#### [Material]
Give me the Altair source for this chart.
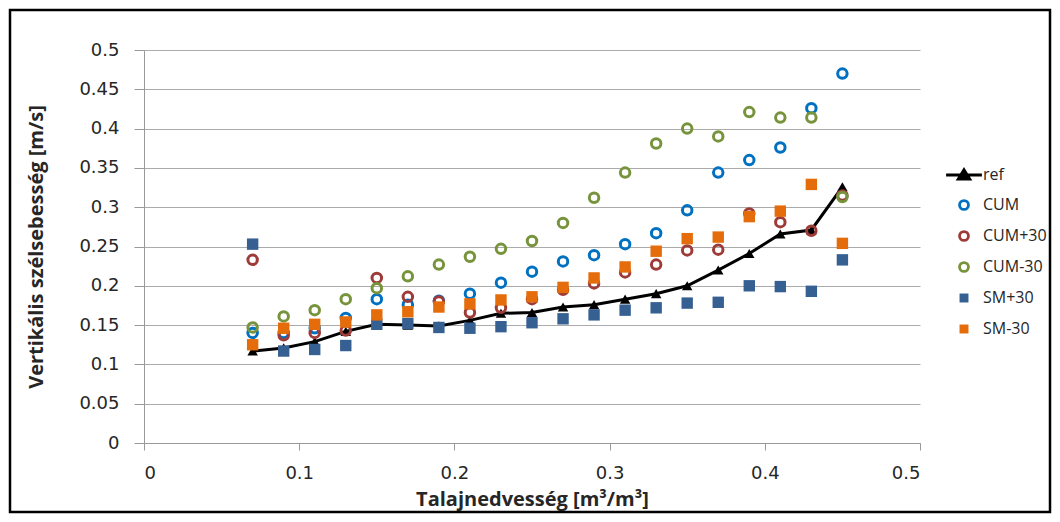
import altair as alt
import pandas as pd

x_vals = [0.07, 0.09, 0.11, 0.13, 0.15, 0.17, 0.19, 0.21, 0.23, 0.25,
          0.27, 0.29, 0.31, 0.33, 0.35, 0.37, 0.39, 0.41, 0.43, 0.45]
ref = [0.117, 0.121, 0.129, 0.142, 0.151, 0.150, 0.149, 0.156, 0.165, 0.166,
       0.173, 0.176, 0.183, 0.190, 0.200, 0.220, 0.241, 0.266, 0.271, 0.326]
cum = [0.140, 0.140, 0.146, 0.159, 0.183, 0.176, 0.181, 0.190, 0.204, 0.218,
       0.231, 0.239, 0.253, 0.267, 0.296, 0.344, 0.360, 0.376, 0.426, 0.470]
cum_p30 = [0.233, 0.137, 0.140, 0.143, 0.210, 0.186, 0.180, 0.166, 0.172, 0.183,
           0.195, 0.203, 0.217, 0.227, 0.245, 0.246, 0.292, 0.281, 0.270, 0.315]
cum_m30 = [0.147, 0.161, 0.169, 0.183, 0.197, 0.212, 0.227, 0.237, 0.247, 0.257,
           0.280, 0.312, 0.344, 0.381, 0.400, 0.390, 0.421, 0.414, 0.414, 0.313]
sm_p30 = [0.253, 0.117, 0.119, 0.124, 0.151, 0.152, 0.147, 0.146, 0.148, 0.153,
          0.158, 0.163, 0.169, 0.172, 0.178, 0.179, 0.200, 0.199, 0.193, 0.233]
sm_m30 = [0.125, 0.146, 0.151, 0.154, 0.163, 0.167, 0.173, 0.177, 0.182, 0.186,
          0.198, 0.210, 0.224, 0.244, 0.260, 0.262, 0.288, 0.295, 0.329, 0.254]

series_names = ["ref", "CUM", "CUM+30", "CUM-30", "SM+30", "SM-30"]
x_ticks = [0, 0.1, 0.2, 0.3, 0.4, 0.5]
y_ticks = [0, 0.05, 0.1, 0.15, 0.2, 0.25, 0.3, 0.35, 0.4, 0.45, 0.5]

x_title = "Talajnedvesség [m³/m³]"
y_title = "Vertikális szélsebesség [m/s]"

circ_rows, sq_rows = [], []
for name, vals in [("CUM", cum), ("CUM+30", cum_p30), ("CUM-30", cum_m30)]:
    for xv, yv in zip(x_vals, vals):
        circ_rows.append({"x": xv, "y": yv, "series": name})
for name, vals in [("SM+30", sm_p30), ("SM-30", sm_m30)]:
    for xv, yv in zip(x_vals, vals):
        sq_rows.append({"x": xv, "y": yv, "series": name})
circ_df = pd.DataFrame(circ_rows)
sq_df = pd.DataFrame(sq_rows)
ref_df = pd.DataFrame({"x": x_vals, "y": ref})

FONT = "Open Sans"
TICKFONT = "DejaVu Sans"
TXT = "#262626"

xscale = alt.Scale(domain=[0, 0.5], nice=False, zero=False)
yscale = alt.Scale(domain=[0, 0.5], nice=False, zero=False)

xaxis = alt.Axis(values=x_ticks, format="~g", grid=False, tickSize=7,
                 labelPadding=14, title=x_title, titlePadding=7,
                 titleFontSize=20, titleFontWeight="bold", labelFontSize=18,
                 labelOverlap=False, tickCount=6)
yaxis = alt.Axis(values=y_ticks, format="~g", grid=True, tickSize=10,
                 labelPadding=15, title=y_title, titlePadding=32,
                 titleFontSize=20, titleFontWeight="bold", labelFontSize=18,
                 labelOverlap=False, tickCount=11)


def X():
    return alt.X("x:Q", scale=xscale, axis=xaxis)


def Y():
    return alt.Y("y:Q", scale=yscale, axis=yaxis)


ref_shape = "M-4,0H4M0,-1.2L1.3,0.9L-1.3,0.9Z"
shape_range = [ref_shape, "circle", "circle", "circle", "square", "square"]
fill_range = ["black", "transparent", "transparent", "transparent", "#376092", "#E46C0A"]
stroke_range = ["black", "#0070C0", "#9E3B38", "#77933C", "transparent", "transparent"]

shape_scale = alt.Scale(domain=series_names, range=shape_range)
fill_scale = alt.Scale(domain=series_names, range=fill_range)
stroke_scale = alt.Scale(domain=series_names, range=stroke_range)

legend = alt.Legend(title=None, orient="none", legendX=812, legendY=117,
                    labelFontSize=16, labelOffset=11, rowPadding=9,
                    symbolSize=80, symbolStrokeWidth=2.8,
                    labelColor=TXT)

line = alt.Chart(ref_df).mark_line(color="black", strokeWidth=3).encode(x=X(), y=Y())
tri = alt.Chart(ref_df).mark_point(shape="triangle-up", filled=True, color="black",
                                   size=110, opacity=1).encode(x=X(), y=Y())

circles = alt.Chart(circ_df).mark_point(strokeWidth=3, size=90, opacity=1).encode(
    x=X(), y=Y(),
    shape=alt.Shape("series:N", scale=shape_scale, legend=legend),
    fill=alt.Fill("series:N", scale=fill_scale, legend=legend),
    stroke=alt.Stroke("series:N", scale=stroke_scale, legend=legend),
)
squares = alt.Chart(sq_df).mark_point(strokeWidth=3, size=130, opacity=1).encode(
    x=X(), y=Y(),
    shape=alt.Shape("series:N", scale=shape_scale, legend=legend),
    fill=alt.Fill("series:N", scale=fill_scale, legend=legend),
    stroke=alt.Stroke("series:N", scale=stroke_scale, legend=legend),
)

frame = alt.Chart(pd.DataFrame({"a": [0]})).mark_rect(
    fill="transparent", stroke="black", strokeWidth=2.5).encode(
    x=alt.value(-134), x2=alt.value(906), y=alt.value(-40), y2=alt.value(462)
)

chart = alt.layer(line, tri, circles, squares, frame).properties(
    width=776, height=393,
    autosize=alt.AutoSizeParams(type="none"),
    padding={"left": 136, "top": 42, "right": 132, "bottom": 71},
).configure_view(stroke=None).configure_axis(
    labelFont=TICKFONT, titleFont=FONT, labelColor=TXT, titleColor=TXT,
    domainColor="#999999", tickColor="#999999", gridColor="#ABABAB",
    gridWidth=1, domainWidth=1, tickWidth=1,
).configure_legend(labelFont=FONT)

chart.save("out.html", embed_options={"renderer": "svg", "actions": False})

#### [Task prompt]
Copy out each line word for word, please, skipping the images.

#### [Solution]
Give me the Altair source for this chart.
import altair as alt
import pandas as pd

x_vals = [0.07, 0.09, 0.11, 0.13, 0.15, 0.17, 0.19, 0.21, 0.23, 0.25,
          0.27, 0.29, 0.31, 0.33, 0.35, 0.37, 0.39, 0.41, 0.43, 0.45]
ref = [0.117, 0.121, 0.129, 0.142, 0.151, 0.150, 0.149, 0.156, 0.165, 0.166,
       0.173, 0.176, 0.183, 0.190, 0.200, 0.220, 0.241, 0.266, 0.271, 0.326]
cum = [0.140, 0.140, 0.146, 0.159, 0.183, 0.176, 0.181, 0.190, 0.204, 0.218,
       0.231, 0.239, 0.253, 0.267, 0.296, 0.344, 0.360, 0.376, 0.426, 0.470]
cum_p30 = [0.233, 0.137, 0.140, 0.143, 0.210, 0.186, 0.180, 0.166, 0.172, 0.183,
           0.195, 0.203, 0.217, 0.227, 0.245, 0.246, 0.292, 0.281, 0.270, 0.315]
cum_m30 = [0.147, 0.161, 0.169, 0.183, 0.197, 0.212, 0.227, 0.237, 0.247, 0.257,
           0.280, 0.312, 0.344, 0.381, 0.400, 0.390, 0.421, 0.414, 0.414, 0.313]
sm_p30 = [0.253, 0.117, 0.119, 0.124, 0.151, 0.152, 0.147, 0.146, 0.148, 0.153,
          0.158, 0.163, 0.169, 0.172, 0.178, 0.179, 0.200, 0.199, 0.193, 0.233]
sm_m30 = [0.125, 0.146, 0.151, 0.154, 0.163, 0.167, 0.173, 0.177, 0.182, 0.186,
          0.198, 0.210, 0.224, 0.244, 0.260, 0.262, 0.288, 0.295, 0.329, 0.254]

series_names = ["ref", "CUM", "CUM+30", "CUM-30", "SM+30", "SM-30"]
x_ticks = [0, 0.1, 0.2, 0.3, 0.4, 0.5]
y_ticks = [0, 0.05, 0.1, 0.15, 0.2, 0.25, 0.3, 0.35, 0.4, 0.45, 0.5]

x_title = "Talajnedvesség [m³/m³]"
y_title = "Vertikális szélsebesség [m/s]"

circ_rows, sq_rows = [], []
for name, vals in [("CUM", cum), ("CUM+30", cum_p30), ("CUM-30", cum_m30)]:
    for xv, yv in zip(x_vals, vals):
        circ_rows.append({"x": xv, "y": yv, "series": name})
for name, vals in [("SM+30", sm_p30), ("SM-30", sm_m30)]:
    for xv, yv in zip(x_vals, vals):
        sq_rows.append({"x": xv, "y": yv, "series": name})
circ_df = pd.DataFrame(circ_rows)
sq_df = pd.DataFrame(sq_rows)
ref_df = pd.DataFrame({"x": x_vals, "y": ref})

FONT = "Open Sans"
TICKFONT = "DejaVu Sans"
TXT = "#262626"

xscale = alt.Scale(domain=[0, 0.5], nice=False, zero=False)
yscale = alt.Scale(domain=[0, 0.5], nice=False, zero=False)

xaxis = alt.Axis(values=x_ticks, format="~g", grid=False, tickSize=7,
                 labelPadding=14, title=x_title, titlePadding=7,
                 titleFontSize=20, titleFontWeight="bold", labelFontSize=18,
                 labelOverlap=False, tickCount=6)
yaxis = alt.Axis(values=y_ticks, format="~g", grid=True, tickSize=10,
                 labelPadding=15, title=y_title, titlePadding=32,
                 titleFontSize=20, titleFontWeight="bold", labelFontSize=18,
                 labelOverlap=False, tickCount=11)


def X():
    return alt.X("x:Q", scale=xscale, axis=xaxis)


def Y():
    return alt.Y("y:Q", scale=yscale, axis=yaxis)


ref_shape = "M-4,0H4M0,-1.2L1.3,0.9L-1.3,0.9Z"
shape_range = [ref_shape, "circle", "circle", "circle", "square", "square"]
fill_range = ["black", "transparent", "transparent", "transparent", "#376092", "#E46C0A"]
stroke_range = ["black", "#0070C0", "#9E3B38", "#77933C", "transparent", "transparent"]

shape_scale = alt.Scale(domain=series_names, range=shape_range)
fill_scale = alt.Scale(domain=series_names, range=fill_range)
stroke_scale = alt.Scale(domain=series_names, range=stroke_range)

legend = alt.Legend(title=None, orient="none", legendX=812, legendY=117,
                    labelFontSize=16, labelOffset=11, rowPadding=9,
                    symbolSize=80, symbolStrokeWidth=2.8,
                    labelColor=TXT)

line = alt.Chart(ref_df).mark_line(color="black", strokeWidth=3).encode(x=X(), y=Y())
tri = alt.Chart(ref_df).mark_point(shape="triangle-up", filled=True, color="black",
                                   size=110, opacity=1).encode(x=X(), y=Y())

circles = alt.Chart(circ_df).mark_point(strokeWidth=3, size=90, opacity=1).encode(
    x=X(), y=Y(),
    shape=alt.Shape("series:N", scale=shape_scale, legend=legend),
    fill=alt.Fill("series:N", scale=fill_scale, legend=legend),
    stroke=alt.Stroke("series:N", scale=stroke_scale, legend=legend),
)
squares = alt.Chart(sq_df).mark_point(strokeWidth=3, size=130, opacity=1).encode(
    x=X(), y=Y(),
    shape=alt.Shape("series:N", scale=shape_scale, legend=legend),
    fill=alt.Fill("series:N", scale=fill_scale, legend=legend),
    stroke=alt.Stroke("series:N", scale=stroke_scale, legend=legend),
)

frame = alt.Chart(pd.DataFrame({"a": [0]})).mark_rect(
    fill="transparent", stroke="black", strokeWidth=2.5).encode(
    x=alt.value(-134), x2=alt.value(906), y=alt.value(-40), y2=alt.value(462)
)

chart = alt.layer(line, tri, circles, squares, frame).properties(
    width=776, height=393,
    autosize=alt.AutoSizeParams(type="none"),
    padding={"left": 136, "top": 42, "right": 132, "bottom": 71},
).configure_view(stroke=None).configure_axis(
    labelFont=TICKFONT, titleFont=FONT, labelColor=TXT, titleColor=TXT,
    domainColor="#999999", tickColor="#999999", gridColor="#ABABAB",
    gridWidth=1, domainWidth=1, tickWidth=1,
).configure_legend(labelFont=FONT)

chart.save("out.html", embed_options={"renderer": "svg", "actions": False})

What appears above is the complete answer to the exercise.